Pengelolaan sumber daya alam harus dilakukan dengan profesional dan tepat. Sistem pemerintahan kapitalisme, hanya akan berorientasi untuk meraup materi sebesar-besarnya demi memenuhi target ambisi tanpa memperhatikan kerusakan yang akan ditimbulkannya. Dalam analisa penyebab dan dampak bencana alam banyak dipaparkan terkait dengan kebijakan pemerintah yang tidak sesuai dengan syariat Islam. Seperti contohnya penggundulan hutan, yang juga ada benang merahnya dengan pembangunan fisik secara besar-besaran. Industrialisasi daerah dan lain sebagainya juga berkutat dengan kepentingan para pemilik modal dan kebijakan pemerintah.

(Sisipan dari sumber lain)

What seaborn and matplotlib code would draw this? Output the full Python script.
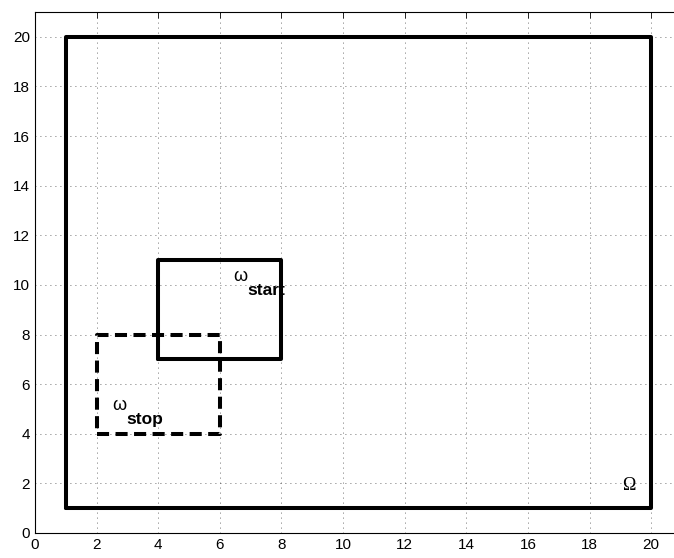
import pandas as pd
import matplotlib
matplotlib.use("Agg")
import matplotlib.pyplot as plt
import seaborn as sns

# rectangle corners (closed paths)
omega_x = [1, 20, 20, 1, 1]
omega_y = [1, 1, 20, 20, 1]
start_x = [4, 8, 8, 4, 4]
start_y = [7, 7, 11, 11, 7]
stop_x = [2, 6, 6, 2, 2]
stop_y = [4, 4, 8, 8, 4]

ticks = list(range(0, 21, 2))

sns.set_style("white")
plt.rcParams['font.family'] = ['Liberation Sans', 'DejaVu Sans']
plt.rcParams['text.color'] = 'black'

fig = plt.figure(figsize=(6.74, 5.58), dpi=100)
ax = fig.add_axes([35 / 674, 25 / 558, 647 / 674, 521 / 558])

for xs, ys, ls in [(omega_x, omega_y, '-'), (start_x, start_y, '-'), (stop_x, stop_y, '--')]:
    df = pd.DataFrame({"x": xs, "y": ys})
    sns.lineplot(data=df, x="x", y="y", sort=False, estimator=None, color='black',
                 lw=2.9, ls=ls, ax=ax, dashes=False)
ax.lines[-1].set_dashes([3, 1.6])

ax.set_xlim(0, 21)
ax.set_ylim(0, 21)
ax.set_xticks(ticks)
ax.set_yticks(ticks)
ax.set_xlabel("")
ax.set_ylabel("")
ax.grid(True, color='black', lw=0.6, alpha=0.75, dashes=(1, 5))
ax.tick_params(direction='in', length=4, width=0.6, labelsize=11, top=True, right=True,
               colors='black', labelcolor='black')
for s in ax.spines.values():
    s.set_color('black')
    s.set_linewidth(0.8)

ax.text(6.45, 10.15, 'ω', fontsize=13, ha='left', va='baseline')
ax.text(6.9, 9.6, 'start', fontsize=12.5, fontweight='bold', ha='left', va='baseline')
ax.text(2.5, 4.95, 'ω', fontsize=13, ha='left', va='baseline')
ax.text(2.95, 4.4, 'stop', fontsize=12.5, fontweight='bold', ha='left', va='baseline')
ax.text(19.05, 1.75, 'Ω', fontsize=13, family=['Liberation Serif', 'DejaVu Serif'],
        ha='left', va='baseline')

fig.savefig("out.png", dpi=100)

Sementara itu, dalam Islam senantiasa memperhatikan kondisi lingkungan di alam sekitar, tidak dibiarkan merusak atau bahkan menyebabkan bencana alam. Dengan asas akidah Islam, negara sebagai pengurus urusan rakyat, mengatur pengelolaan sumber daya alam dari hulu hingga hilir dengan penuh ketakwaan dan kecermatan ilmu dalam teknisnya. Semua itu dilakukan sebagai bentuk ketakwaan agar tidak mengundang azab Allah yang kemudian menimbulkan bencana.
Allah Swt. berfirman, “Telah tampak kerusakan di darat dan di laut disebabkan karena perbuatan tangan manusia, Allah menghendaki agar mereka merasakan sebagian dari (akibat) perbuatan mereka, agar mereka kembali (ke jalan yang benar)." (QS Ar Rum ayat 41).
Maka, sudah saatnyalah kita kembali ke jalan yang benar, Islam rahmatan lil ‘alamin.
Di dalam hadis, Rasulullah saw. juga bersabda, “Jika zina dan riba tersebar luas di suatu tempat, sungguh mereka telah menghalalkan atas diri mereka sendiri azab Allah.” (HR. Hakim, Baihaqi, dan Thabrani). Oleh karena itu, masihkah kita enggan untuk kita meninggalkan zina dan riba sehingga mengundang murka Allah?
Telah tampak bencana alam sedari dulu yang telah berkali-kali melanda negeri beriklim tropis ini, pun juga di negeri-negeri lainnya. Tak luput bencana penyakit yang mewabah pun telah menjangkiti, sudah saatnya kita kembali ke jalan yang benar. Maka, sangatlah penting adanya sebuah negara yang menerapkan syariat Islam secara menyeluruh di semua aspek kehidupan baik pengelolaan sumber daya alam maupun tentang penerapan syariat tentang zina dan riba.